After the Harper’s Ferry debacle, Owen sees himself as having stood at a hinge of history. What if had left his father and gone out farming on his own, he wonders. Convinced that his father could not have taken the final step toward violence, Owen imagines a history without the Kansas massacres or the Harper’s Ferry debacle. And yet, how would slavery have ended, without the war John Brown nudged into being? Would we be one nation or two?

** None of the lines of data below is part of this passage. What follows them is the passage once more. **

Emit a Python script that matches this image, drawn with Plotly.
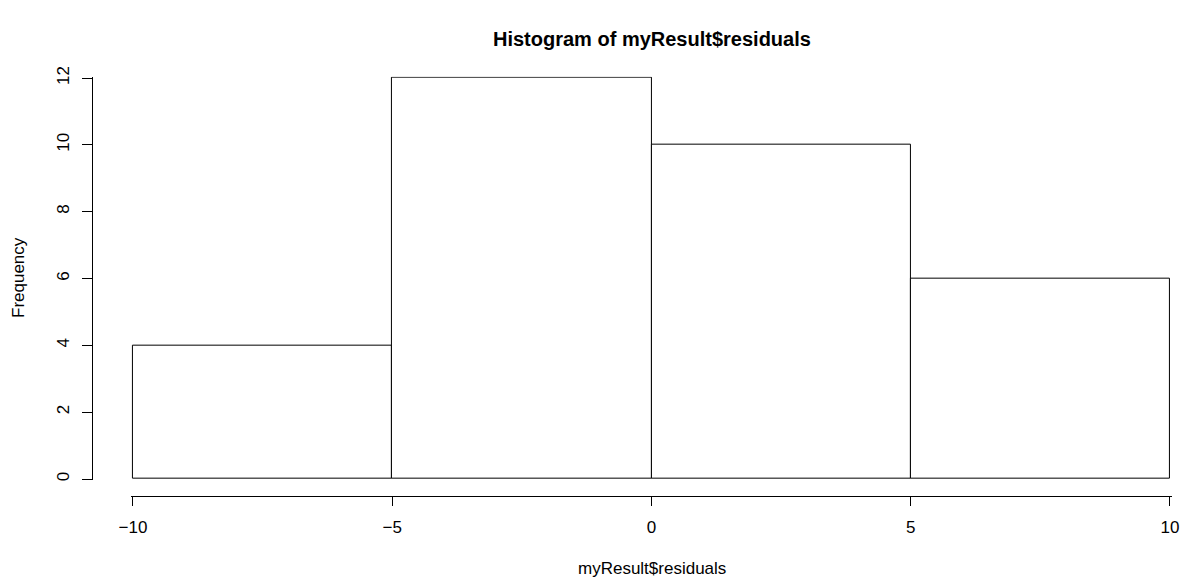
import plotly.graph_objects as go

bin_starts = [-10, -5, 0, 5]
bin_width = 5
counts = [4, 12, 10, 6]
x_ticks = [-10, -5, 0, 5, 10]
x_tick_labels = ["\u221210", "\u22125", "0", "5", "10"]
y_ticks = [0, 2, 4, 6, 8, 10, 12]

W, H = 1182, 578
FONT = "Liberation Sans, Arial, Helvetica, sans-serif"

centers = [s + bin_width / 2 for s in bin_starts]

fig = go.Figure()
fig.add_trace(go.Bar(
    x=centers, y=counts, width=[bin_width] * len(counts),
    marker=dict(color="white", line=dict(color="black", width=1)),
    hoverinfo="x+y", showlegend=False,
))

def px_x(p):
    return p / W

def px_y(p):
    return (H - p) / H

# small padding so bar outlines on the range edges are not clipped
xpad, ypad = 0.04, 0.04
x_ppu = (1170 - 133) / 20.0
y_ppu = (479 - 78) / 12.0

fig.update_layout(
    width=W, height=H,
    margin=dict(l=0, r=0, t=0, b=0, autoexpand=False),
    paper_bgcolor="white", plot_bgcolor="white",
    font=dict(family=FONT, size=17, color="black"),
    bargap=0,
    xaxis=dict(
        domain=[px_x(133 - xpad * x_ppu), px_x(1170 + xpad * x_ppu)],
        range=[-10 - xpad, 10 + xpad],
        anchor="free", position=px_y(496), automargin=False,
        showline=True, linecolor="black", linewidth=1,
        ticks="outside", ticklen=9, tickcolor="black", tickwidth=1,
        tickvals=x_ticks, ticktext=x_tick_labels,
        showgrid=False, zeroline=False, ticklabelstandoff=7,
    ),
    yaxis=dict(
        domain=[px_y(479 + ypad * y_ppu), px_y(78 - ypad * y_ppu)],
        range=[0 - ypad, 12 + ypad],
        anchor="free", position=px_x(92), automargin=False,
        showline=True, linecolor="black", linewidth=1,
        ticks="outside", ticklen=10, tickcolor="black", tickwidth=1,
        tickvals=y_ticks, tickangle=-90,
        showgrid=False, zeroline=False, ticklabelstandoff=6,
    ),
    annotations=[
        dict(text="<b>Histogram of myResult$residuals</b>", x=px_x(652), y=px_y(39),
             xref="paper", yref="paper", showarrow=False, xanchor="center", yanchor="middle",
             font=dict(size=20, family=FONT)),
        dict(text="myResult$residuals", x=px_x(652), y=px_y(568),
             xref="paper", yref="paper", showarrow=False, xanchor="center", yanchor="middle",
             font=dict(size=17, family=FONT)),
        dict(text="Frequency", x=px_x(18), y=px_y(278), textangle=-90,
             xref="paper", yref="paper", showarrow=False, xanchor="center", yanchor="middle",
             font=dict(size=17, family=FONT)),
    ],
)

fig.write_html(
    "out.html",
    config={"displayModeBar": False},
    post_script="document.body.style.margin='0';document.body.style.overflow='hidden';",
)
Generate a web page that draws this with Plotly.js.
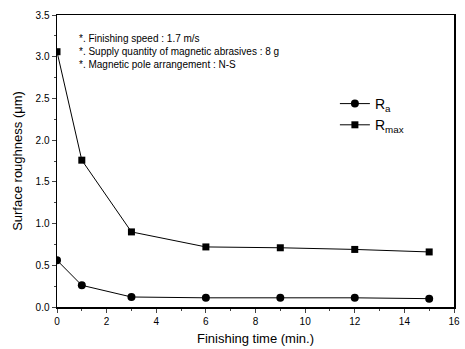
<!DOCTYPE html>
<html><head><meta charset="utf-8">
<script src="https://cdn.plot.ly/plotly-3.0.1.min.js"></script>
<style>html,body{margin:0;padding:0;background:#fff}#c{width:465px;height:349px}</style>
</head><body><div id="c"></div>
<script>
const times = [0, 1, 3, 6, 9, 12, 15];
const ra = [0.56, 0.26, 0.12, 0.11, 0.11, 0.11, 0.10];
const rmax = [3.06, 1.76, 0.90, 0.72, 0.71, 0.69, 0.66];
const notes = [
  "*. Finishing speed : 1.7 m/s",
  "*. Supply quantity of magnetic abrasives : 8 g",
  "*. Magnetic pole arrangement : N-S"
];
const F = "Liberation Sans, Arial, sans-serif";
const data = [
  {x: times, y: ra, name: "R<sub>a</sub>", mode: "lines+markers",
   line: {color: "#000", width: 1}, marker: {symbol: "circle", size: 8, color: "#000"}},
  {x: times, y: rmax, name: "R<sub>max</sub>", mode: "lines+markers",
   line: {color: "#000", width: 1}, marker: {symbol: "square", size: 7, color: "#000"}}
];
const layout = {
  width: 465, height: 349,
  margin: {l: 57, r: 11, t: 15, b: 42},
  paper_bgcolor: "#fff", plot_bgcolor: "#fff",
  font: {family: F, color: "#000", size: 10},
  showlegend: true,
  legend: {x: 0.7, y: 0.75, xanchor: "left", yanchor: "top", bgcolor: "rgba(0,0,0,0)",
           font: {size: 14, family: F}, tracegroupgap: 0},
  xaxis: {range: [0, 16], dtick: 2, ticks: "outside", ticklen: 4, tickwidth: 1,
          minor: {dtick: 1, ticks: "outside", ticklen: 2},
          showline: true, linecolor: "#000", linewidth: 1.5, mirror: true,
          showgrid: false, zeroline: false,
          title: {text: "Finishing time (min.)", font: {size: 13}, standoff: 8},
          tickfont: {size: 10}},
  yaxis: {range: [0, 3.5], dtick: 0.5, tickformat: ".1f", ticks: "outside", ticklen: 4, tickwidth: 1,
          minor: {dtick: 0.25, ticks: "outside", ticklen: 2},
          showline: true, linecolor: "#000", linewidth: 1.5, mirror: true,
          showgrid: false, zeroline: false,
          title: {text: "Surface roughness (\u03bcm)", font: {size: 13}, standoff: 10},
          tickfont: {size: 10}},
  annotations: notes.map((t, i) => ({
    text: t, xref: "paper", yref: "paper", x: 0.05, y: 0.92 - i * 0.045,
    xanchor: "left", yanchor: "middle", showarrow: false, font: {size: 10, family: F}
  }))
};
Plotly.newPlot("c", data, layout, {displayModeBar: false, staticPlot: true});
</script></body></html>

It’s impossible not to hear echoes of contemporary terrorist reasoning in this novel. Nor it is possible to find a comfortable perch from which to regard, much less act against, evil.


Creak, creak

Some combination of distractions–turning 60, having both of my sons at home over the summer, the superficial charms of Facebook–pulled me away from this and it feels like working a long-unused door to step out in this space again.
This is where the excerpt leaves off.